§ **Given exercise**
Nothing but the lines from the top of the data to the line holding "ax = fig.add_axes([137" should be printed, word for word and both ends included; leave the pictures out.

§ **Given data**
►

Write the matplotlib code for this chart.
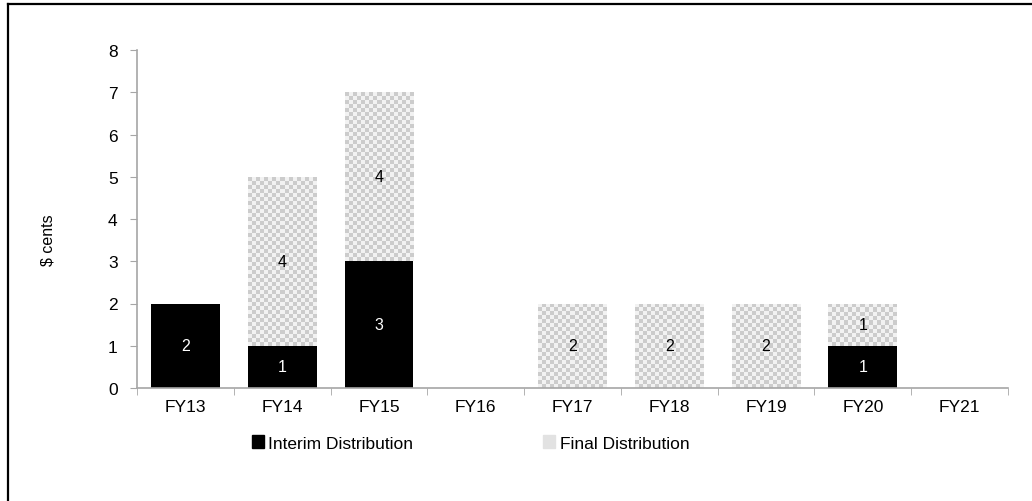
import numpy as np
import matplotlib.pyplot as plt
from matplotlib.patches import Patch
from matplotlib.lines import Line2D

plt.rcParams['font.family'] = ['Liberation Sans', 'DejaVu Sans']

years = ['FY13', 'FY14', 'FY15', 'FY16', 'FY17', 'FY18', 'FY19', 'FY20', 'FY21']
interim = [2, 1, 3, 0, 0, 0, 0, 1, 0]
final = [0, 4, 4, 0, 2, 2, 2, 1, 0]

W, H = 1032, 502
fig = plt.figure(figsize=(W / 100, H / 100), dpi=100)
ax = fig.add_axes([137 / W, 1 - 389 / H, (1008 - 137) / W, (389 - 51) / H])

# outer frame (top + left only visible)
fig.add_artist(Line2D([8 / W, 1.0], [1 - 5 / H, 1 - 5 / H], color='black', lw=1.6))
fig.add_artist(Line2D([8 / W, 8 / W], [0, 1 - 5 / H], color='black', lw=1.6))

x = np.arange(len(years))
bw = 0.71
grey = '#a6a6a6'

# checker pattern for final distribution
n = 200
checker = np.indices((n, n)).sum(axis=0) % 2
cmap = plt.matplotlib.colors.ListedColormap(['#f2f2f2', '#cccccc'])

ax.bar(x, interim, bw, color='black', zorder=2)
fb = ax.bar(x, final, bw, bottom=interim, color='none', zorder=2)
for rect in fb:
    h = rect.get_height()
    if h <= 0:
        continue
    x0, y0 = rect.get_x(), rect.get_y()
    # cell size ~4 px
    nx = int(rect.get_width() * 96.8 / 4)
    ny = int(h * 42.25 / 4)
    im = ax.imshow(checker[:ny, :nx], extent=[x0, x0 + rect.get_width(), y0, y0 + h],
                   cmap=cmap, aspect='auto', interpolation='nearest', zorder=1.5,
                   origin='lower')
    im.set_clip_path(rect)

for i in range(len(years)):
    if interim[i] > 0:
        ax.text(x[i], interim[i] / 2, str(interim[i]), ha='center', va='center',
                color='white', fontsize=11.5)
    if final[i] > 0:
        ax.text(x[i], interim[i] + final[i] / 2, str(final[i]), ha='center', va='center',
                color='black', fontsize=11.5)

ax.set_xlim(-0.5, len(years) - 0.5)
ax.set_ylim(0, 8)
ax.set_yticks(range(0, 9))
ax.set_xticks(x)
ax.set_xticklabels(years)
ax.set_xticks(np.arange(-0.5, len(years)), minor=True)
ax.tick_params(axis='x', which='major', length=0, pad=8, labelsize=12.5)
ax.tick_params(axis='x', which='minor', length=5, color=grey, direction='out')
ax.tick_params(axis='y', length=5, color=grey, pad=9, labelsize=12.5)
for s in ['top', 'right']:
    ax.spines[s].set_visible(False)
for s in ['left', 'bottom']:
    ax.spines[s].set_color(grey)
    ax.spines[s].set_linewidth(1.2)

fig.text(48 / W, 1 - 240 / H, '$ cents', rotation=90, ha='center', va='center', fontsize=11.5)

handles = [Patch(facecolor='black', edgecolor='black'),
           Patch(facecolor='#e2e2e2', edgecolor='#e2e2e2')]
fig.legend(handles, ['Interim Distribution', 'Final Distribution'], ncol=2,
           loc='center left', bbox_to_anchor=(236 / W, 1 - 444 / H), frameon=False,
           fontsize=12.5, handlelength=0.7, handleheight=0.7, handletextpad=0.25,
           columnspacing=7.5)

fig.savefig('out.png', dpi=100)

◄

§ **Correct output**
Write the matplotlib code for this chart.
import numpy as np
import matplotlib.pyplot as plt
from matplotlib.patches import Patch
from matplotlib.lines import Line2D

plt.rcParams['font.family'] = ['Liberation Sans', 'DejaVu Sans']

years = ['FY13', 'FY14', 'FY15', 'FY16', 'FY17', 'FY18', 'FY19', 'FY20', 'FY21']
interim = [2, 1, 3, 0, 0, 0, 0, 1, 0]
final = [0, 4, 4, 0, 2, 2, 2, 1, 0]

W, H = 1032, 502
fig = plt.figure(figsize=(W / 100, H / 100), dpi=100)
ax = fig.add_axes([137 / W, 1 - 389 / H, (1008 - 137) / W, (389 - 51) / H])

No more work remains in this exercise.